Ich bin jetzt fünfundzwanzig Jahre verheiratet, und wir haben eine schöne und glückliche Ehe geführt. Als unsere Tochter sich bereit erklärte, den Lebenspartner zu heiraten, den wir für sie ausgesucht haben, waren wir glücklich. Wir haben einen für sie gefunden, von dem wir wissen, daß er zu ihr paßt. Sie ist eine gute Tochter gewesen, daher wird sie auch eine gute Ehefrau sein.“
Meine Heirat
Die Lebensgeschichte meiner Mutter zeigt, daß meine Eltern erfahren waren, und ihr Rat hat mir vor Augen geführt, wie wichtig es ist, daß man, während man heranwächst, auf sein Benehmen achtet. Wenn man mit anderen zusammen ist, weiß man nie, von wem man beobachtet wird. Darf ein Mädchen erwarten, daß eine gute Familie es als Frau für ihren Sohn wählt, wenn es sich nicht tadellos benimmt? Bekommt es aber wegen seines Verhaltens keinen guten Mann, so wird es sein Verhalten sein ganzes Leben lang bereuen.

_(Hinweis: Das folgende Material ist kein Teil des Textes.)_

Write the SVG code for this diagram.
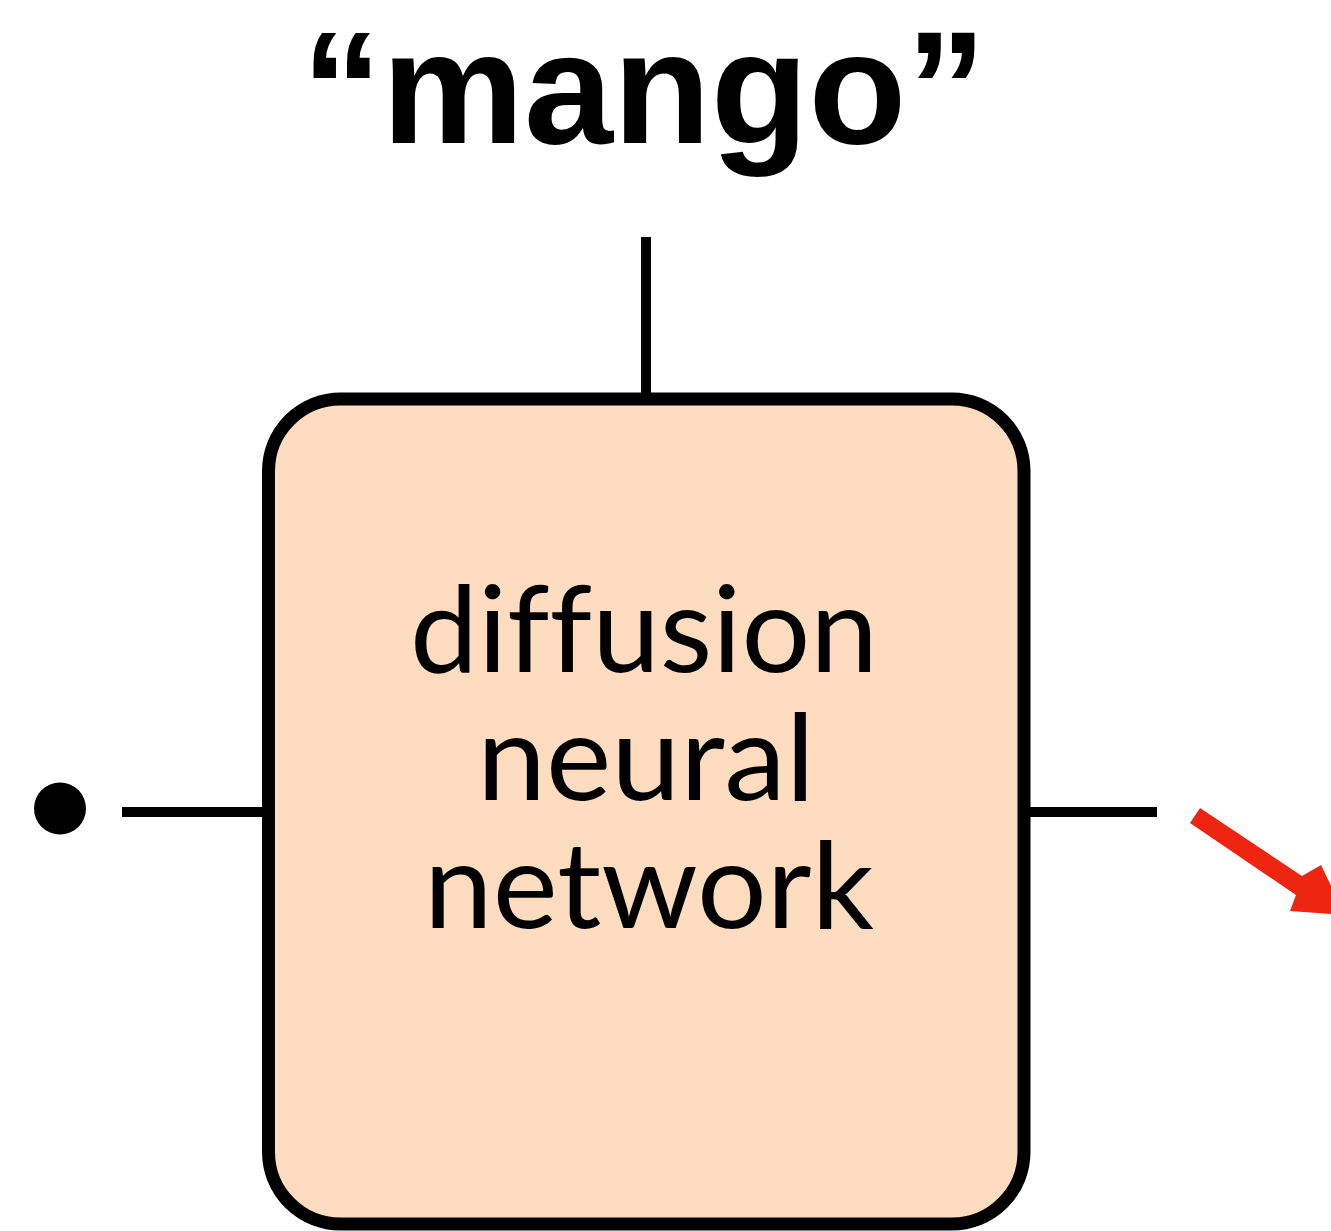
<svg xmlns="http://www.w3.org/2000/svg" width="1331" height="1231" viewBox="0 0 1331 1231">
  <style>
    .title { font-family: "Liberation Sans", Arial, sans-serif; font-weight: bold; font-size: 160px; fill: #000; }
    .label { font-family: Lato, "Open Sans", sans-serif; font-size: 121px; fill: #000; font-variant-ligatures: none; font-feature-settings: "liga" 0; }
    .wire { stroke: #000; stroke-width: 10; fill: none; }
  </style>
  <rect width="1331" height="1231" fill="#ffffff"/>
  <g id="title">
    <text class="title" x="644" y="143" text-anchor="middle">“mango”</text>
  </g>
  <g id="connectors">
    <line class="wire" x1="646" y1="237" x2="646" y2="399"/>
    <line class="wire" x1="122" y1="812" x2="268" y2="812"/>
    <line class="wire" x1="1024" y1="812" x2="1157" y2="812"/>
    <polygon fill="#EE2511" points="1200,808 1302,876 1321,865 1345,915 1290,911 1296,895 1190,823"/>
  </g>
  <g id="input-dot">
    <circle cx="60" cy="808.5" r="26" fill="#000"/>
  </g>
  <g id="diffusion-network">
    <rect x="268.5" y="399" width="755.5" height="825" rx="72" ry="72" fill="#FDDCBF" stroke="#000" stroke-width="13"/>
    <text class="label" x="644" y="672" text-anchor="middle" textLength="468" lengthAdjust="spacingAndGlyphs">diffusion</text>
    <text class="label" x="646" y="800" text-anchor="middle" textLength="338" lengthAdjust="spacingAndGlyphs">neural</text>
    <text class="label" x="649" y="928" text-anchor="middle" textLength="450" lengthAdjust="spacingAndGlyphs">network</text>
  </g>
</svg>
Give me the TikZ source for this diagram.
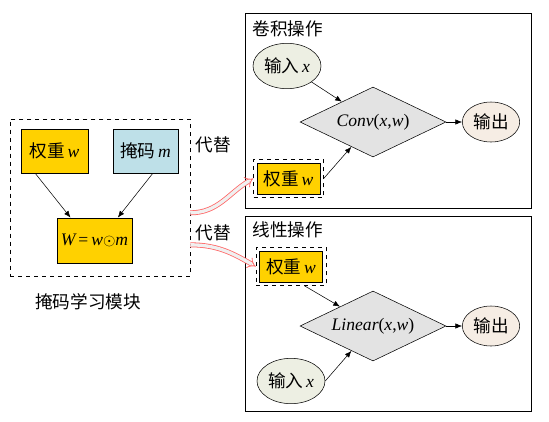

Jetzt ist die Trauung vorüber; wir verabschieden uns von den Anwesenden und steigen in das Auto, um uns vor dem Fest kurz etwas zurückzuziehen. Das ist unsere erste Gelegenheit, ein paar Worte miteinander zu wechseln. Ich bin so glücklich, daß mein Mann viel besser ist, als ich ihn mir vorgestellt oder gewünscht habe. Er ist so gut zu mir. Mein Herz fließt vor Freude und Liebe über, weil er in diesen ersten Augenblicken zu mir sagt: „Wenn ich etwas falsch mache, mußt du mich korrigieren, und wenn du etwas falsch machst, werde ich dich korrigieren. Wir müssen immer ein herzliches Einvernehmen miteinander haben.“ Er sprach auch davon, daß wir gemeinsam die Bibel studieren müßten, um uns gegenseitig in geistiger Hinsicht zu helfen.
Ich bin sehr glücklich, mit einem solch liebenswerten Gefährten eine Ehe beginnen zu dürfen. Ich bin Jehova Gott von Herzen dankbar, aber auch meinen liebevollen Eltern, die mit großer Umsicht einen so vorzüglichen Mann für mich ausgewählt haben. — Eingesandt.